If you want a "proof" you'd need at least to be familiar with applied mathematics and the like:
Say the RGB value of each pixel, X of photos of coffee cups obtains from a data generating process parameterized on: distance from camera, lens focal length, angle to cup, lighting conditions, etc. Now produce a model of such causes, call it Environment(distance, angle, cup albedio,...).
Then show that X ~ E|fixed-paramerters induces a frequency distribution of pixels, f1(next|previous) = P(Xi...n|Xj...n); then for any variation in a fixed parameter induces a completely different distribution, say f2, f3, f4, ... Now check that the covariance distribution for most pairs of fs, shows that any given f is almost zero-informative about any other f.
Having done this, compare with a non-statistical (eg., video game) model of Environment where parameters are varied.. and show that all frames, say v, of the video game generated do have high covariance over the time of their sampling. The video game model covaries with most f1..fn; for the associative statistical model it only covaries with f1, or a very small number of others.
There's something very obvious about this if you understand how these statistical AI systems work: in cases where variations in the environment induce radically different distributions the AI will fail; in cases where they are close enough, they will (appear) to succeed.
The marketability of generative AI comes from rigging the use cases to situations where we don't need to change the environment. ie., you aren't exposed to the fact that when you generated a photo you could not have got the same one "at a different distance".

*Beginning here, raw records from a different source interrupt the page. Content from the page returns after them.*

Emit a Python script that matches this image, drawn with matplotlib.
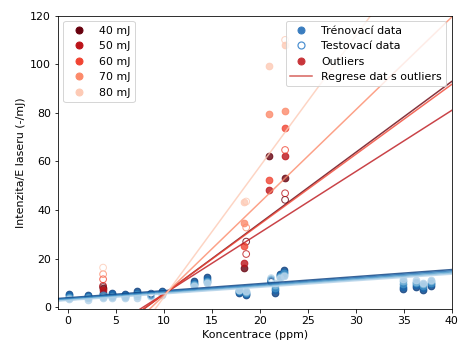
import numpy as np
import matplotlib
matplotlib.use("Agg")
import matplotlib.pyplot as plt
from matplotlib.lines import Line2D

plt.rcParams["font.size"] = 11

# energie laseru
energies = ["40 mJ", "50 mJ", "60 mJ", "70 mJ", "80 mJ"]

# trenovaci data (koncentrace, intenzita pro kazdou energii)
train_conc = [0.2, 2.1, 3.7, 4.6, 6.0, 7.2, 9.8, 13.2, 14.5, 17.8, 18.6,
              21.6, 22.1, 22.5, 34.9, 36.3, 37.0, 37.8]
train_int = [
    [5.5, 5.0, 6.0, 5.9, 5.6, 6.6, 6.8, 10.6, 12.4, 5.9, 5.0, 6.0, 13.8, 15.2, 7.3, 8.4, 7.2, 8.9],
    [5.0, 4.6, 5.4, 5.3, 5.1, 6.0, 6.4, 10.1, 11.7, 6.2, 5.4, 7.0, 13.3, 14.6, 8.4, 9.1, 8.0, 9.5],
    [4.4, 4.1, 4.9, 4.8, 4.7, 5.3, 5.9, 9.6, 11.0, 6.5, 5.8, 8.0, 12.9, 14.0, 9.5, 9.8, 8.7, 10.1],
    [3.8, 3.6, 4.3, 4.2, 4.3, 4.6, 5.5, 9.1, 10.3, 6.9, 6.1, 9.0, 12.4, 13.4, 10.6, 10.5, 9.4, 10.7],
    [3.2, 3.1, 3.8, 3.7, 3.9, 4.0, 5.1, 8.7, 9.8, 7.2, 6.5, 10.0, 12.0, 12.8, 11.8, 11.3, 10.0, 11.4],
]

# testovaci data
test_conc = [8.7, 21.2]
test_int = [
    [5.6, 10.4],
    [5.2, 10.8],
    [4.9, 11.2],
    [4.6, 11.6],
    [4.3, 12.0],
]

# outliers - trenovaci
out_train_conc = [3.7, 18.4, 21.0, 22.6]
out_train_int = [
    [7.8, 16.2, 62.3, 53.1],
    [7.2, 18.4, 48.3, 62.3],
    [None, 25.2, 52.4, 73.9],
    [None, 34.5, 79.4, 80.9],
    [None, 43.2, 99.1, 107.9],
]

# outliers - testovaci
out_test_conc = [3.7, 18.6, 22.65]
out_test_int = [
    [8.3, 27.0, 44.2],
    [8.8, 21.9, 46.9],
    [11.5, None, 64.7],
    [13.6, 32.8, None],
    [16.3, 43.5, 110.0],
]

# regrese bez outliers (smernice, usek)
blue_slope = [0.290, 0.285, 0.280, 0.275, 0.270]
blue_icpt = [3.9, 3.6, 3.3, 3.0, 2.8]

# regrese s outliers
red_slope = [2.92, 2.52, 2.88, 3.82, 5.38]
red_icpt = [-23.9, -19.8, -23.5, -33.4, -49.8]

blues = plt.cm.Blues(np.linspace(0.95, 0.3, 5))
reds = plt.cm.Reds(np.linspace(1.0, 0.2, 5))

fig = plt.figure(figsize=(460 / 72, 347 / 72), dpi=72)
ax = fig.add_axes([0.126, 0.109, 0.856, 0.846])

x_line = np.linspace(-1, 40, 100)

for i in range(5):
    # modre body
    ax.scatter(train_conc, train_int[i], s=45, color=blues[i], alpha=0.8)
    ax.scatter(test_conc, test_int[i], s=45, facecolors="none",
               edgecolors=blues[i], linewidths=1, alpha=0.8)

    # cervene body
    xs = [c for c, v in zip(out_train_conc, out_train_int[i]) if v is not None]
    ys = [v for v in out_train_int[i] if v is not None]
    ax.scatter(xs, ys, s=45, color=reds[i], alpha=0.8)
    xs = [c for c, v in zip(out_test_conc, out_test_int[i]) if v is not None]
    ys = [v for v in out_test_int[i] if v is not None]
    ax.scatter(xs, ys, s=45, facecolors="none", edgecolors=reds[i],
               linewidths=1, alpha=0.8)

for i in range(5):
    ax.plot(x_line, blue_slope[i] * x_line + blue_icpt[i], color=blues[i], lw=1.5, alpha=0.8)
    ax.plot(x_line, red_slope[i] * x_line + red_icpt[i], color=reds[i], lw=1.5, alpha=0.8)

ax.set_xlim(-1, 40)
ax.set_ylim(-0.8, 120)
ax.set_yticks([0, 20, 40, 60, 80, 100, 120])
ax.set_xlabel("Koncentrace (ppm)")
ax.set_ylabel("Intenzita/E laseru (-/mJ)")

# legenda energii
handles_e = [Line2D([], [], marker="o", ls="none", markersize=7,
                    color=reds[i]) for i in range(5)]
leg1 = ax.legend(handles_e, energies, loc="upper left")
ax.add_artist(leg1)

# legenda typu dat
handles_t = [
    Line2D([], [], marker="o", ls="none", markersize=7, color="#3a7dbf"),
    Line2D([], [], marker="o", ls="none", markersize=7, markerfacecolor="none",
           markeredgecolor="#4a8fd0", markeredgewidth=1.2),
    Line2D([], [], marker="o", ls="none", markersize=7, color="#c8353a"),
    Line2D([], [], color="#d6605a", lw=1.5),
]
labels_t = ["Trénovací data", "Testovací data", "Outliers", "Regrese dat s outliers"]
ax.legend(handles_t, labels_t, loc="upper right")

fig.savefig("out.png", dpi=72)
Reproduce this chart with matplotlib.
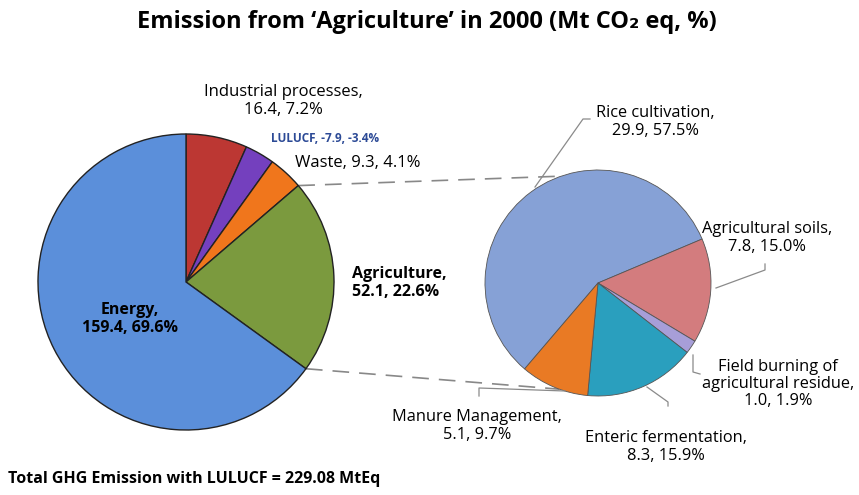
import numpy as np
import matplotlib.pyplot as plt

plt.rcParams['font.family'] = ['Open Sans', 'DejaVu Sans']

# Main pie (Mt CO2 eq), clockwise from 12 o'clock
main_names = ["Industrial processes", "LULUCF", "Waste", "Agriculture", "Energy"]
main_values = [16.4, -7.9, 9.3, 52.1, 159.4]
main_pct = [7.2, -3.4, 4.1, 22.6, 69.6]
main_colors = ["#BC3733", "#7440BE", "#F0761C", "#7B9A3E", "#5B8FDA"]

# Breakdown of agriculture
agri_names = ["Rice cultivation", "Agricultural soils",
              "Field burning of\nagricultural residue",
              "Enteric fermentation", "Manure Management"]
agri_values = [29.9, 7.8, 1.0, 8.3, 5.1]
agri_pct = [57.5, 15.0, 1.9, 15.9, 9.7]
agri_colors = ["#86A1D6", "#D37C7E", "#A79ED8", "#2A9FBE", "#E97A24"]

total = 229.08

W, H = 859, 495
fig = plt.figure(figsize=(W / 100, H / 100), dpi=100)
ax = fig.add_axes([0, 0, 1, 1])


def Y(y):
    # reference pixel row -> data y
    return H - y


c1, r1 = (186, Y(282)), 148
c2, r2 = (598, Y(283)), 113

w1, _ = ax.pie(np.abs(main_values), colors=main_colors, startangle=90,
               counterclock=False, center=c1, radius=r1, frame=True,
               wedgeprops=dict(edgecolor="#222222", linewidth=1.0))
w2, _ = ax.pie(agri_values, colors=agri_colors, startangle=229.5,
               counterclock=False, center=c2, radius=r2, frame=True,
               wedgeprops=dict(edgecolor="#555555", linewidth=0.6))
ax.set_xlim(0, W)
ax.set_ylim(0, H)
ax.set_aspect('equal')
ax.axis('off')

# dashed connectors from agriculture wedge edges to the second pie
ag = w1[3]
for ang, ang2 in [(ag.theta2, 109), (ag.theta1, 250)]:
    p0 = (c1[0] + r1 * np.cos(np.radians(ang)), c1[1] + r1 * np.sin(np.radians(ang)))
    p1 = (c2[0] + r2 * np.cos(np.radians(ang2)), c2[1] + r2 * np.sin(np.radians(ang2)))
    ax.plot([p0[0], p1[0]], [p0[1], p1[1]], color="#888888", lw=1.2,
            ls=(0, (10, 6)), zorder=0)

ax.text(427, Y(22), "Emission from \u2018Agriculture\u2019 in 2000 (Mt CO\u2082 eq, %)",
        ha='center', va='center', fontsize=17, fontweight='bold')

fs = 12
ax.text(283, Y(101), f"{main_names[0]},\n{main_values[0]}, {main_pct[0]}%",
        ha='center', va='center', fontsize=fs, linespacing=1.1)
ax.text(325, Y(138), f"{main_names[1]}, {main_values[1]}, {main_pct[1]}%",
        ha='center', va='center', fontsize=8.5, fontweight='bold', color="#2C4A96")
ax.text(295, Y(163), f"{main_names[2]}, {main_values[2]}, {main_pct[2]}%",
        ha='left', va='center', fontsize=fs)
ax.text(352, Y(283), f"{main_names[3]},\n{main_values[3]}, {main_pct[3]}%",
        ha='left', va='center', fontsize=11.5, fontweight='bold', linespacing=1.15)
ax.text(130, Y(319), f"{main_names[4]},\n{main_values[4]}, {main_pct[4]}%",
        ha='center', va='center', fontsize=11.5, fontweight='bold', linespacing=1.15)

fs2 = 11.8
lbl = [f"{n},\n{v}, {p}%" for n, v, p in zip(agri_names, agri_values, agri_pct)]
ax.text(655, Y(122), lbl[0], ha='center', va='center', fontsize=fs2, linespacing=1.1)
ax.text(767, Y(238), lbl[1], ha='center', va='center', fontsize=fs2, linespacing=1.1)
ax.text(778, Y(384), lbl[2], ha='center', va='center', fontsize=fs2, linespacing=1.1)
ax.text(666, Y(447), lbl[3], ha='center', va='center', fontsize=fs2, linespacing=1.1)
ax.text(477, Y(426), lbl[4], ha='center', va='center', fontsize=fs2, linespacing=1.1)

# leader lines
lc = "#8a8a8a"
leaders = [
    [(535, 187), (583, 119), (590, 119)],
    [(716, 288), (765, 270), (765, 264)],
    [(693, 355), (693, 372), (700, 374)],
    [(647, 387), (668, 402), (668, 406)],
    [(565, 391), (479, 388), (479, 396)],
]
for pts in leaders:
    xs = [p[0] for p in pts]
    ys = [Y(p[1]) for p in pts]
    ax.plot(xs, ys, color=lc, lw=0.9)

ax.text(8, Y(479), f"Total GHG Emission with LULUCF = {total} MtEq",
        ha='left', va='center', fontsize=11.5, fontweight='bold')

fig.savefig("out.png", dpi=100)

If a video game was built this way it would be unplayable: consider every time you move the camera all the objects randomly change their apparent orientation, distance, style, etc.
Yes, LLMs are constrained in what output they can generate based on their training data. Just as we humans are constrained in the output we can generate. When we talk about things we don't understand we speak gibberish, just like LLMs.
That isn't the exact same constraint. We could speculate that the moon had a "dark side," because we understood what a moon was, and what a sphere was. LLMs cannot speculate about things outside of their existing data model, at all.
>When we talk about things we don't understand we speak gibberish, just like LLMs.
No we don't, wtf? We may create inaccurate models or theories, but we don't just chain together random strings of words the way LLMs do.